EXTRACTED INFORMATION:

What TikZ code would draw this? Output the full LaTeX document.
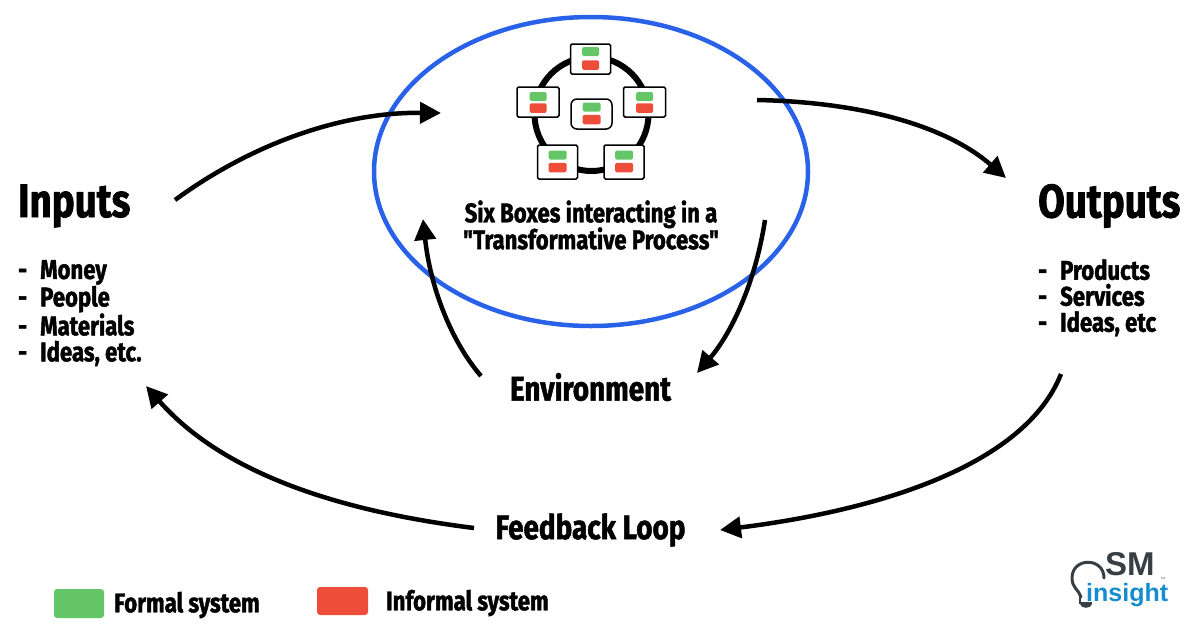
\documentclass[tikz,border=0pt]{standalone}
\usepackage{fontspec}
\setsansfont{Liberation Sans}
\newfontfamily\handfont[FakeStretch=0.82,FakeBold=1.5]{Fira Sans Bold}
\usetikzlibrary{arrows.meta}
\definecolor{formalgreen}{RGB}{100,198,103}
\definecolor{informalred}{RGB}{238,77,58}
\definecolor{ellipseblue}{RGB}{41,98,232}
\definecolor{logogray}{RGB}{55,62,68}
\definecolor{logoblue}{RGB}{20,140,205}
\newcommand{\listdash}{\makebox[22pt][l]{-}}
\tikzset{
  flowarrow/.style={line width=4.5pt,black,-{Triangle[length=21pt,width=21pt]}},
  sixbox/.style={draw=black,fill=white,line width=1.5pt,rounded corners=1.5pt,inner sep=0pt},
  centerbox/.style={sixbox,rounded corners=6pt},
  chip/.style={inner sep=0pt,rounded corners=1.5pt},
  titletext/.style={font=\handfont\fontsize{47}{50}\selectfont,inner sep=0pt},
  listtext/.style={font=\handfont\fontsize{27}{26}\selectfont,inner sep=0pt,align=left,anchor=north west},
  labeltext/.style={font=\handfont\fontsize{34}{36}\selectfont,inner sep=0pt},
  legendtext/.style={font=\handfont\fontsize{27}{28}\selectfont,inner sep=0pt,anchor=west},
}
\begin{document}
\begin{tikzpicture}[x=1pt,y=1pt,yscale=-1,xscale=1]
\useasboundingbox (0,0) rectangle (1191,633);
% Ellipse
\draw [ellipseblue,line width=4.5pt] (591,171.5) ellipse [x radius=217,y radius=154.5];
% Ring behind the boxes
\draw [line width=6pt] (591.5,114) circle [radius=57];
% Boxes
\foreach \name/\bstyle/\bx/\by/\bw/\bh/\cw/\gy/\ry in {
  top/sixbox/590.5/59/40/30/17/-7.5/6,
  left/sixbox/538/102/42/30/17/-5.5/6,
  right/sixbox/644.5/102/42/30/17/-5.5/6,
  lower/sixbox/557.5/162/40/34/18/-7/5.5,
  upper/sixbox/624/162/40/34/18/-7/5.5,
  middle/centerbox/591.5/114/41/30/18/-7/5.5}{
  \node [\bstyle,minimum width=\bw pt,minimum height=\bh pt] (\name box) at (\bx,\by) {};
  \node [chip,fill=formalgreen,minimum width=\cw pt,minimum height=9pt] (\name green) at (\bx,\by+\gy) {};
  \node [chip,fill=informalred,minimum width=\cw pt,minimum height=9.5pt] (\name red) at (\bx,\by+\ry) {};
}
% Text Node
\node [font=\handfont\fontsize{27}{26}\selectfont,inner sep=0pt,align=center] (process) at (591,225) {Six Boxes interacting in a\\[-2pt]"Transformative Process"};
% Text Node
\node [titletext,anchor=west] (inputs) at (18,206) {Inputs};
\node [listtext] (inputslist) at (18,260) {\listdash Money\\\listdash People\\\listdash Materials\\\listdash Ideas, etc.};
% Text Node
\node [titletext,anchor=west] (outputs) at (1038,206) {Outputs};
\node [listtext] (outputslist) at (1038,259) {\listdash Products\\\listdash Services\\\listdash Ideas, etc};
% Text Node
\node [labeltext] (environment) at (590.5,387) {Environment};
\node [labeltext] (feedback) at (590.5,530) {Feedback Loop};
% Arrow ends
\coordinate (inputsout) at (175,200);
\coordinate (processin) at (441,113);
\coordinate (processout) at (757,100);
\coordinate (outputsin) at (1006,178);
\coordinate (processdown) at (765,220);
\coordinate (environmentin) at (697,373);
\coordinate (environmentout) at (481,376);
\coordinate (processup) at (423,219);
\coordinate (outputsout) at (1061,374);
\coordinate (feedbackin) at (720,530);
\coordinate (feedbackout) at (474,528);
\coordinate (inputsin) at (146,386);
%Curve Lines
\draw [flowarrow] (inputsout) .. controls (250,145) and (340,112) .. (processin);
\draw [flowarrow] (processout) .. controls (860,102) and (945,125) .. (outputsin);
\draw [flowarrow] (processdown) .. controls (755,285) and (730,335) .. (environmentin);
\draw [flowarrow] (environmentout) .. controls (450,340) and (430,285) .. (processup);
\draw [flowarrow] (outputsout) .. controls (1025,465) and (880,510) .. (feedbackin);
\draw [flowarrow] (feedbackout) .. controls (330,510) and (220,470) .. (inputsin);
% Legend
\node [chip,rounded corners=3pt,fill=formalgreen,minimum width=50pt,minimum height=29pt] (formalkey) at (79,603.5) {};
\node [legendtext] (formallabel) at (114,605) {Formal system};
\node [chip,rounded corners=3pt,fill=informalred,minimum width=51pt,minimum height=28pt] (informalkey) at (342.5,601) {};
\node [legendtext] (informallabel) at (386,603) {Informal system};
% Logo
\draw [logogray,line width=3pt,line cap=round] (1081,597) .. controls (1079,590) and (1072,588) .. (1072,578) .. controls (1072,557) and (1104,557) .. (1104,578);
\draw [logogray,line width=2.5pt] (1080,597) -- (1080,603) -- (1092,603);
\fill [logogray] (1080,604) -- (1092,604) .. controls (1091,609) and (1081,609) .. (1080,604) -- cycle;
\node [font=\sffamily\bfseries\fontsize{33}{33}\selectfont,text=logogray,inner sep=0pt,anchor=west] (logosm) at (1105,564) {SM};
\node [font=\sffamily\bfseries\fontsize{25}{25}\selectfont,text=logoblue,inner sep=0pt,anchor=west] (logoinsight) at (1086,595) {insight};
\node [font=\sffamily\fontsize{3}{3}\selectfont,text=logogray,inner sep=0pt] (logotm) at (1163,578) {TM};
\end{tikzpicture}
\end{document}
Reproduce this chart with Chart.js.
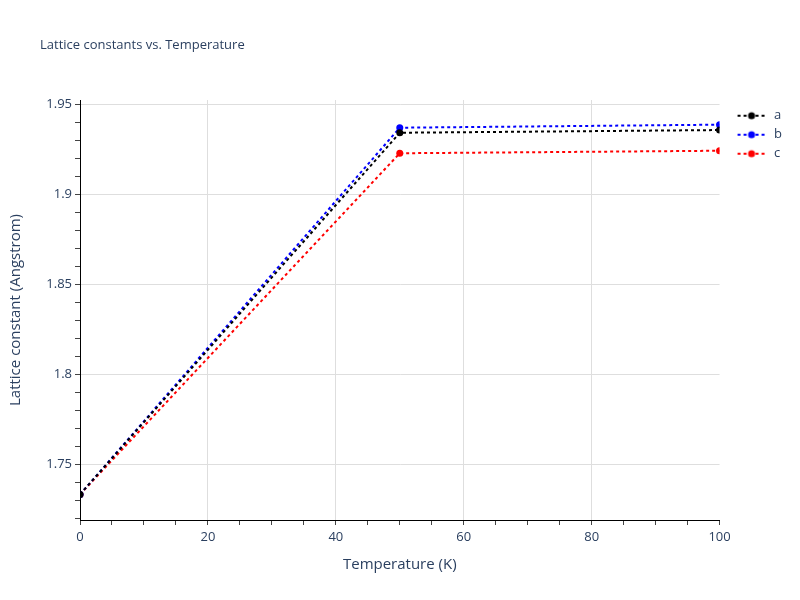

TASK DIRECTIONS: Take the listing and print it again exactly, but without any pictures.

ANSWER BELOW:
What TikZ code would draw this? Output the full LaTeX document.
\documentclass[tikz,border=0pt]{standalone}
\usepackage{fontspec}
\setsansfont{Liberation Sans}
\newfontfamily\handfont[FakeStretch=0.82,FakeBold=1.5]{Fira Sans Bold}
\usetikzlibrary{arrows.meta}
\definecolor{formalgreen}{RGB}{100,198,103}
\definecolor{informalred}{RGB}{238,77,58}
\definecolor{ellipseblue}{RGB}{41,98,232}
\definecolor{logogray}{RGB}{55,62,68}
\definecolor{logoblue}{RGB}{20,140,205}
\newcommand{\listdash}{\makebox[22pt][l]{-}}
\tikzset{
  flowarrow/.style={line width=4.5pt,black,-{Triangle[length=21pt,width=21pt]}},
  sixbox/.style={draw=black,fill=white,line width=1.5pt,rounded corners=1.5pt,inner sep=0pt},
  centerbox/.style={sixbox,rounded corners=6pt},
  chip/.style={inner sep=0pt,rounded corners=1.5pt},
  titletext/.style={font=\handfont\fontsize{47}{50}\selectfont,inner sep=0pt},
  listtext/.style={font=\handfont\fontsize{27}{26}\selectfont,inner sep=0pt,align=left,anchor=north west},
  labeltext/.style={font=\handfont\fontsize{34}{36}\selectfont,inner sep=0pt},
  legendtext/.style={font=\handfont\fontsize{27}{28}\selectfont,inner sep=0pt,anchor=west},
}
\begin{document}
\begin{tikzpicture}[x=1pt,y=1pt,yscale=-1,xscale=1]
\useasboundingbox (0,0) rectangle (1191,633);
% Ellipse
\draw [ellipseblue,line width=4.5pt] (591,171.5) ellipse [x radius=217,y radius=154.5];
% Ring behind the boxes
\draw [line width=6pt] (591.5,114) circle [radius=57];
% Boxes
\foreach \name/\bstyle/\bx/\by/\bw/\bh/\cw/\gy/\ry in {
  top/sixbox/590.5/59/40/30/17/-7.5/6,
  left/sixbox/538/102/42/30/17/-5.5/6,
  right/sixbox/644.5/102/42/30/17/-5.5/6,
  lower/sixbox/557.5/162/40/34/18/-7/5.5,
  upper/sixbox/624/162/40/34/18/-7/5.5,
  middle/centerbox/591.5/114/41/30/18/-7/5.5}{
  \node [\bstyle,minimum width=\bw pt,minimum height=\bh pt] (\name box) at (\bx,\by) {};
  \node [chip,fill=formalgreen,minimum width=\cw pt,minimum height=9pt] (\name green) at (\bx,\by+\gy) {};
  \node [chip,fill=informalred,minimum width=\cw pt,minimum height=9.5pt] (\name red) at (\bx,\by+\ry) {};
}
% Text Node
\node [font=\handfont\fontsize{27}{26}\selectfont,inner sep=0pt,align=center] (process) at (591,225) {Six Boxes interacting in a\\[-2pt]"Transformative Process"};
% Text Node
\node [titletext,anchor=west] (inputs) at (18,206) {Inputs};
\node [listtext] (inputslist) at (18,260) {\listdash Money\\\listdash People\\\listdash Materials\\\listdash Ideas, etc.};
% Text Node
\node [titletext,anchor=west] (outputs) at (1038,206) {Outputs};
\node [listtext] (outputslist) at (1038,259) {\listdash Products\\\listdash Services\\\listdash Ideas, etc};
% Text Node
\node [labeltext] (environment) at (590.5,387) {Environment};
\node [labeltext] (feedback) at (590.5,530) {Feedback Loop};
% Arrow ends
\coordinate (inputsout) at (175,200);
\coordinate (processin) at (441,113);
\coordinate (processout) at (757,100);
\coordinate (outputsin) at (1006,178);
\coordinate (processdown) at (765,220);
\coordinate (environmentin) at (697,373);
\coordinate (environmentout) at (481,376);
\coordinate (processup) at (423,219);
\coordinate (outputsout) at (1061,374);
\coordinate (feedbackin) at (720,530);
\coordinate (feedbackout) at (474,528);
\coordinate (inputsin) at (146,386);
%Curve Lines
\draw [flowarrow] (inputsout) .. controls (250,145) and (340,112) .. (processin);
\draw [flowarrow] (processout) .. controls (860,102) and (945,125) .. (outputsin);
\draw [flowarrow] (processdown) .. controls (755,285) and (730,335) .. (environmentin);
\draw [flowarrow] (environmentout) .. controls (450,340) and (430,285) .. (processup);
\draw [flowarrow] (outputsout) .. controls (1025,465) and (880,510) .. (feedbackin);
\draw [flowarrow] (feedbackout) .. controls (330,510) and (220,470) .. (inputsin);
% Legend
\node [chip,rounded corners=3pt,fill=formalgreen,minimum width=50pt,minimum height=29pt] (formalkey) at (79,603.5) {};
\node [legendtext] (formallabel) at (114,605) {Formal system};
\node [chip,rounded corners=3pt,fill=informalred,minimum width=51pt,minimum height=28pt] (informalkey) at (342.5,601) {};
\node [legendtext] (informallabel) at (386,603) {Informal system};
% Logo
\draw [logogray,line width=3pt,line cap=round] (1081,597) .. controls (1079,590) and (1072,588) .. (1072,578) .. controls (1072,557) and (1104,557) .. (1104,578);
\draw [logogray,line width=2.5pt] (1080,597) -- (1080,603) -- (1092,603);
\fill [logogray] (1080,604) -- (1092,604) .. controls (1091,609) and (1081,609) .. (1080,604) -- cycle;
\node [font=\sffamily\bfseries\fontsize{33}{33}\selectfont,text=logogray,inner sep=0pt,anchor=west] (logosm) at (1105,564) {SM};
\node [font=\sffamily\bfseries\fontsize{25}{25}\selectfont,text=logoblue,inner sep=0pt,anchor=west] (logoinsight) at (1086,595) {insight};
\node [font=\sffamily\fontsize{3}{3}\selectfont,text=logogray,inner sep=0pt] (logotm) at (1163,578) {TM};
\end{tikzpicture}
\end{document}
Reproduce this chart with Chart.js.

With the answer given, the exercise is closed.